> **What is being asked**
Write each line of the material exactly as given, from the top through the line that contains "ax = fig.add_axes([169", and omit all pictures.

☆ ☆ ☆

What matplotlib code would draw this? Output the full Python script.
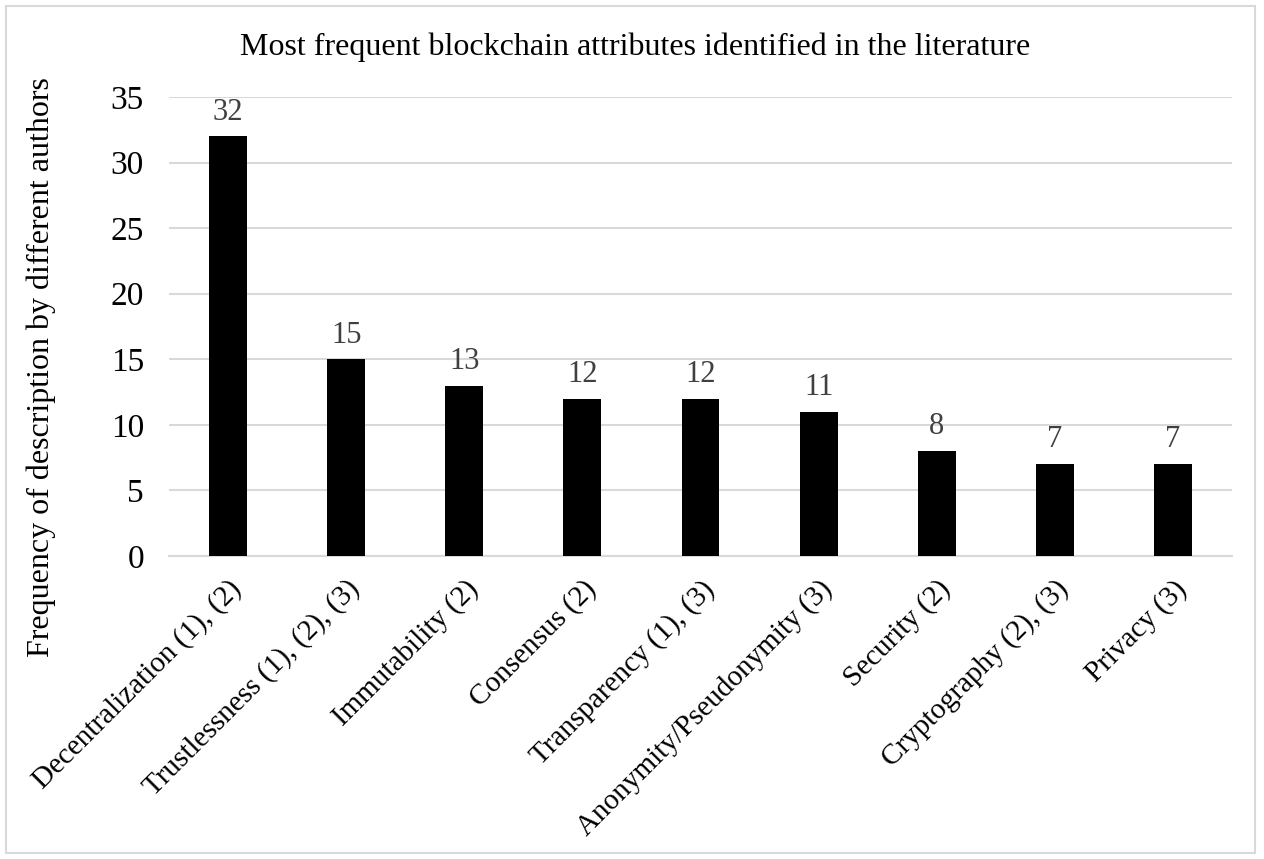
import matplotlib.pyplot as plt
from matplotlib.patches import Rectangle

plt.rcParams['font.family'] = ['Liberation Serif', 'DejaVu Serif']

categories = ['Decentralization (1), (2)', 'Trustlessness (1), (2), (3)', 'Immutability (2)',
              'Consensus (2)', 'Transparency (1), (3)', 'Anonymity/Pseudonymity (3)',
              'Security (2)', 'Cryptography (2), (3)', 'Privacy (3)']
values = [32, 15, 13, 12, 12, 11, 8, 7, 7]

W, H = 1264, 859
fig = plt.figure(figsize=(W / 100, H / 100), dpi=100)
ax = fig.add_axes([169 / W, 1 - 556 / H, (1232 - 169) / W, (556 - 97) / H])

x = range(len(categories))
ax.bar(x, values, width=0.32, color='black', zorder=3)
for xi, v in zip(x, values):
    ax.annotate(str(v), (xi, v), xytext=(0, 7), textcoords='offset points',
                ha='center', va='bottom', fontsize=22, color='#404040')

ax.set_xlim(-0.5, len(categories) - 0.5)
ax.set_ylim(0, 35)
ax.set_yticks(range(0, 36, 5))
ax.yaxis.grid(True, color='#d9d9d9', linewidth=1.5, zorder=0)
ax.set_xticks(list(x))
ax.set_xticklabels(categories, rotation=45, ha='right', rotation_mode='anchor', fontsize=21)
ax.tick_params(axis='y', length=0, labelsize=24, pad=18)
ax.tick_params(axis='x', length=0, pad=14)
for s in ['top', 'right', 'left']:
    ax.spines[s].set_visible(False)
ax.spines['bottom'].set_color('#d9d9d9')
ax.spines['bottom'].set_linewidth(1.5)

fig.text(41 / W, 1 - 367 / H, 'Frequency of description by different authors',
         rotation=90, ha='center', va='center', fontsize=23)
fig.text(635 / W, 1 - 47 / H, 'Most frequent blockchain attributes identified in the literature',
         ha='center', va='center', fontsize=23)
fig.patches.append(Rectangle((6 / W, 6 / H), (1255 - 6) / W, (853 - 6) / H,
                             transform=fig.transFigure, fill=False,
                             edgecolor='#d9d9d9', linewidth=1.5))

fig.savefig('out.png', dpi=100)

☆ ☆ ☆

> **Exercise solution**
What matplotlib code would draw this? Output the full Python script.
import matplotlib.pyplot as plt
from matplotlib.patches import Rectangle

plt.rcParams['font.family'] = ['Liberation Serif', 'DejaVu Serif']

categories = ['Decentralization (1), (2)', 'Trustlessness (1), (2), (3)', 'Immutability (2)',
              'Consensus (2)', 'Transparency (1), (3)', 'Anonymity/Pseudonymity (3)',
              'Security (2)', 'Cryptography (2), (3)', 'Privacy (3)']
values = [32, 15, 13, 12, 12, 11, 8, 7, 7]

W, H = 1264, 859
fig = plt.figure(figsize=(W / 100, H / 100), dpi=100)
ax = fig.add_axes([169 / W, 1 - 556 / H, (1232 - 169) / W, (556 - 97) / H])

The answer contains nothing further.